■ Material provided:
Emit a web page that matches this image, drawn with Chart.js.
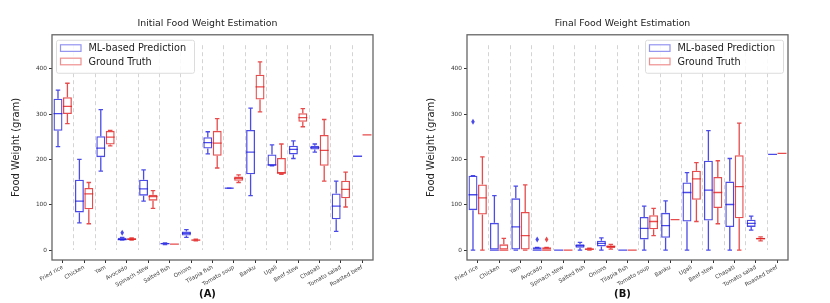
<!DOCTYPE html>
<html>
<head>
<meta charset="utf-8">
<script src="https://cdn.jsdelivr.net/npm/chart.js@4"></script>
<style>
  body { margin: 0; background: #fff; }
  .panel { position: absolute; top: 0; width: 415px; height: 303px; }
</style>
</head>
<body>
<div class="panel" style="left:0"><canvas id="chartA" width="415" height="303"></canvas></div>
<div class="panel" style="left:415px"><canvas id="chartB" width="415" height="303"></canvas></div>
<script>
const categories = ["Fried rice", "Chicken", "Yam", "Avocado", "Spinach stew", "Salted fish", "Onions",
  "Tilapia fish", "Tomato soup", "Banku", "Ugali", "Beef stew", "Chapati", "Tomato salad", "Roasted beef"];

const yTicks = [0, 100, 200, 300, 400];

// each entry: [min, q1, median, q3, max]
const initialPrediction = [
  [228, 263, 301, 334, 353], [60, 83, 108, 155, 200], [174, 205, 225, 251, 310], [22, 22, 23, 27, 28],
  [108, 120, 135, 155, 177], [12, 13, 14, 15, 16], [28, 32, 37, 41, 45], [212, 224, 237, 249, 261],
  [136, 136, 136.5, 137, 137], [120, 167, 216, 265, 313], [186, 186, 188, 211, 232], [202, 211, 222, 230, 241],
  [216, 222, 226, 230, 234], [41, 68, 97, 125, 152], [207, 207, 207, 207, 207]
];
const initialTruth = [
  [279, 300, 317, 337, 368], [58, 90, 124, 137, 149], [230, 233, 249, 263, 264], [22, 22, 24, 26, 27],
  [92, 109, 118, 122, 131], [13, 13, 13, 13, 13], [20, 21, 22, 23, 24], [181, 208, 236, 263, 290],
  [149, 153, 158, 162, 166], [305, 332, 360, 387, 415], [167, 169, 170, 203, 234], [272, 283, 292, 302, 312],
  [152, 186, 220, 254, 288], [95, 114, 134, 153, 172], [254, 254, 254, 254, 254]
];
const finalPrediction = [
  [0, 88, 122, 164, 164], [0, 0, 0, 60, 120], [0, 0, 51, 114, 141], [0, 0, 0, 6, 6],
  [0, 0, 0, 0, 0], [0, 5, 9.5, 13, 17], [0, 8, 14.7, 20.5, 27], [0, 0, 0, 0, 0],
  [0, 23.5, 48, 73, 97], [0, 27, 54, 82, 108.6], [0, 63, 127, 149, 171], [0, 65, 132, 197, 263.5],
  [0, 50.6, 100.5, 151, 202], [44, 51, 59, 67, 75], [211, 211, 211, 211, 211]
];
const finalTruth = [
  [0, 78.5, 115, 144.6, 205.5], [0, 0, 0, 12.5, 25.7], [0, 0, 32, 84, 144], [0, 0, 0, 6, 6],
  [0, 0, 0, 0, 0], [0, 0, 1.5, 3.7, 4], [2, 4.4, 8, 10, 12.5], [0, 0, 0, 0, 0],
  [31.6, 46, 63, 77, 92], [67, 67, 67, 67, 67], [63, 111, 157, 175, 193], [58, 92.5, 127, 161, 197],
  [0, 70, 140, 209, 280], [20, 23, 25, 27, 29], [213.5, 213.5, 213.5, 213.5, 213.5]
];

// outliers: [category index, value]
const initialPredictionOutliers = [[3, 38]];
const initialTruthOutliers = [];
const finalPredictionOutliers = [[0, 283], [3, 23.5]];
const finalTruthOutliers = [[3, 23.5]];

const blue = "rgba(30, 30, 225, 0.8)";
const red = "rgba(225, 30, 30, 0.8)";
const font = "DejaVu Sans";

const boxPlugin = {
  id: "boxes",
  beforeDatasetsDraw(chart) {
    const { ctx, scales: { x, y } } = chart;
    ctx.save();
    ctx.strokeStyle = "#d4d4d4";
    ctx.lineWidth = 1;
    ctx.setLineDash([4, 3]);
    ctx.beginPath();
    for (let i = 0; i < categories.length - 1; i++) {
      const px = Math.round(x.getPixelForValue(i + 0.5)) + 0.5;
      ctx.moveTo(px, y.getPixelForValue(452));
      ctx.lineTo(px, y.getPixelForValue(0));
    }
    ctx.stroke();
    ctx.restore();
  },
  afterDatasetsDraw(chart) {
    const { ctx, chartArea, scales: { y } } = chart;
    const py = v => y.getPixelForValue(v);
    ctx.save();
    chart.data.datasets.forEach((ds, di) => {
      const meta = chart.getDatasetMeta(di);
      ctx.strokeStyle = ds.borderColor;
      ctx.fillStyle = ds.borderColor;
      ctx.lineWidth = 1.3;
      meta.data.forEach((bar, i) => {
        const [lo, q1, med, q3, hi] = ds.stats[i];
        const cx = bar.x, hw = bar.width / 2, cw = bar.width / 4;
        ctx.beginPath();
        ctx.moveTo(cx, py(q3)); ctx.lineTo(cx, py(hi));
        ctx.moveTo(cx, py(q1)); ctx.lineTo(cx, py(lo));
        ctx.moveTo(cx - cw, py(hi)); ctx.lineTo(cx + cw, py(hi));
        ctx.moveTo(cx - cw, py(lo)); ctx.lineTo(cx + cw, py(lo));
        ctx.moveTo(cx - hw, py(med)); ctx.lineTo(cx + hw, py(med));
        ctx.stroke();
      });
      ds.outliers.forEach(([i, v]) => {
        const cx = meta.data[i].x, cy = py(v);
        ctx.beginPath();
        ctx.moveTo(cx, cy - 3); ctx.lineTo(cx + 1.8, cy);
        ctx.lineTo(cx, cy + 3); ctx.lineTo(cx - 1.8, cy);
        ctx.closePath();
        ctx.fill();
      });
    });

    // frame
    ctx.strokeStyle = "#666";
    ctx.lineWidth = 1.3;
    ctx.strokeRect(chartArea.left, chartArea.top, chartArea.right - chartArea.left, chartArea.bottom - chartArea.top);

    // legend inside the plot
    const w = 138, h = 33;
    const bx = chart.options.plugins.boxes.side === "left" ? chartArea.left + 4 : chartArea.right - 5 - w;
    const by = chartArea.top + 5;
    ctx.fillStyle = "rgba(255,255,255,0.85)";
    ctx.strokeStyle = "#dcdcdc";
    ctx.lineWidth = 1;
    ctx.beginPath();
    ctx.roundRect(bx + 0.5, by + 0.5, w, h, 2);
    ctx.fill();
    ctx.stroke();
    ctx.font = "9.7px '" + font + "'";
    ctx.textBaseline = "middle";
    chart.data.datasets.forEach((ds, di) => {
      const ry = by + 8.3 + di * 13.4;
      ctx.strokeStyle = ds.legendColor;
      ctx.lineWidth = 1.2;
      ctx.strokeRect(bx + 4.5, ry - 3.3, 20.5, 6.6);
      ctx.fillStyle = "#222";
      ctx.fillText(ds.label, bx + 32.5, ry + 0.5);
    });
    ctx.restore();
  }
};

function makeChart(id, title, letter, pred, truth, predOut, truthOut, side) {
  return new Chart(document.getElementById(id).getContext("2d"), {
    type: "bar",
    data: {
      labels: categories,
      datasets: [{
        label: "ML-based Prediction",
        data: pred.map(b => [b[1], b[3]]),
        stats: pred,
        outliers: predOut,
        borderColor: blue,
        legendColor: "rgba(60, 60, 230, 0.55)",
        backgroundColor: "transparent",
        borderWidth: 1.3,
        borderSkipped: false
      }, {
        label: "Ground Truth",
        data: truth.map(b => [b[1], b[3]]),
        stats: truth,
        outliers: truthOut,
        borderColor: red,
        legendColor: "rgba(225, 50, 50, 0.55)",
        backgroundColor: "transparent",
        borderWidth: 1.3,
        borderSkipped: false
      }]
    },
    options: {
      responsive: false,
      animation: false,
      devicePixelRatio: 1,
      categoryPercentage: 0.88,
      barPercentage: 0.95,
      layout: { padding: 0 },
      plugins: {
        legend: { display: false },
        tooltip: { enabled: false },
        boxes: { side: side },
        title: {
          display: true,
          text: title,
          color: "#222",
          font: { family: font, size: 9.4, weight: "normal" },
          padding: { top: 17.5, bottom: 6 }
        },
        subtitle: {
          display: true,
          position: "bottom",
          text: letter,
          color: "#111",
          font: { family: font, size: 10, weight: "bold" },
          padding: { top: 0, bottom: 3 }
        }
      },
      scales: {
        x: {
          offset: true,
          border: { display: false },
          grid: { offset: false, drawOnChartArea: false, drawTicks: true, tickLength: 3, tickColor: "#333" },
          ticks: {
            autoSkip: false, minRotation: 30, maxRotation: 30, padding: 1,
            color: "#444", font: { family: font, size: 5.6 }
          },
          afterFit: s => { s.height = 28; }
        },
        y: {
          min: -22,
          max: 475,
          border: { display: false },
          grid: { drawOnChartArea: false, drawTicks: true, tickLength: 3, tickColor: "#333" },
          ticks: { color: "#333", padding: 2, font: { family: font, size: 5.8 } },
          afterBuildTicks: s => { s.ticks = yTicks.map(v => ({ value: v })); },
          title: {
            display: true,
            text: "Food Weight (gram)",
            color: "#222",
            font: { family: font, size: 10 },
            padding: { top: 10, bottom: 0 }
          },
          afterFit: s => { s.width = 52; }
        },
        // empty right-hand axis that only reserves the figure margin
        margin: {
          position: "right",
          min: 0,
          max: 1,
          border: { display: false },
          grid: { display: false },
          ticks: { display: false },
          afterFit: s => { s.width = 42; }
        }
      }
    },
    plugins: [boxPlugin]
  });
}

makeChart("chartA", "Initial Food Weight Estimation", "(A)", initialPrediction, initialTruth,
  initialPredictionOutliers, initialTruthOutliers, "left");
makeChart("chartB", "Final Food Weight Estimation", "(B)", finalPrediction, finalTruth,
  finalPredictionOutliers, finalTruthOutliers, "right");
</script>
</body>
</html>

■ To be done:
Restate the material word for word from its first line through the line containing "const yTicks = [0, 100, 200, 300, 400];", both included; the pictures do not belong in it.

■ Answer to the task:
Emit a web page that matches this image, drawn with Chart.js.
<!DOCTYPE html>
<html>
<head>
<meta charset="utf-8">
<script src="https://cdn.jsdelivr.net/npm/chart.js@4"></script>
<style>
  body { margin: 0; background: #fff; }
  .panel { position: absolute; top: 0; width: 415px; height: 303px; }
</style>
</head>
<body>
<div class="panel" style="left:0"><canvas id="chartA" width="415" height="303"></canvas></div>
<div class="panel" style="left:415px"><canvas id="chartB" width="415" height="303"></canvas></div>
<script>
const categories = ["Fried rice", "Chicken", "Yam", "Avocado", "Spinach stew", "Salted fish", "Onions",
  "Tilapia fish", "Tomato soup", "Banku", "Ugali", "Beef stew", "Chapati", "Tomato salad", "Roasted beef"];

const yTicks = [0, 100, 200, 300, 400];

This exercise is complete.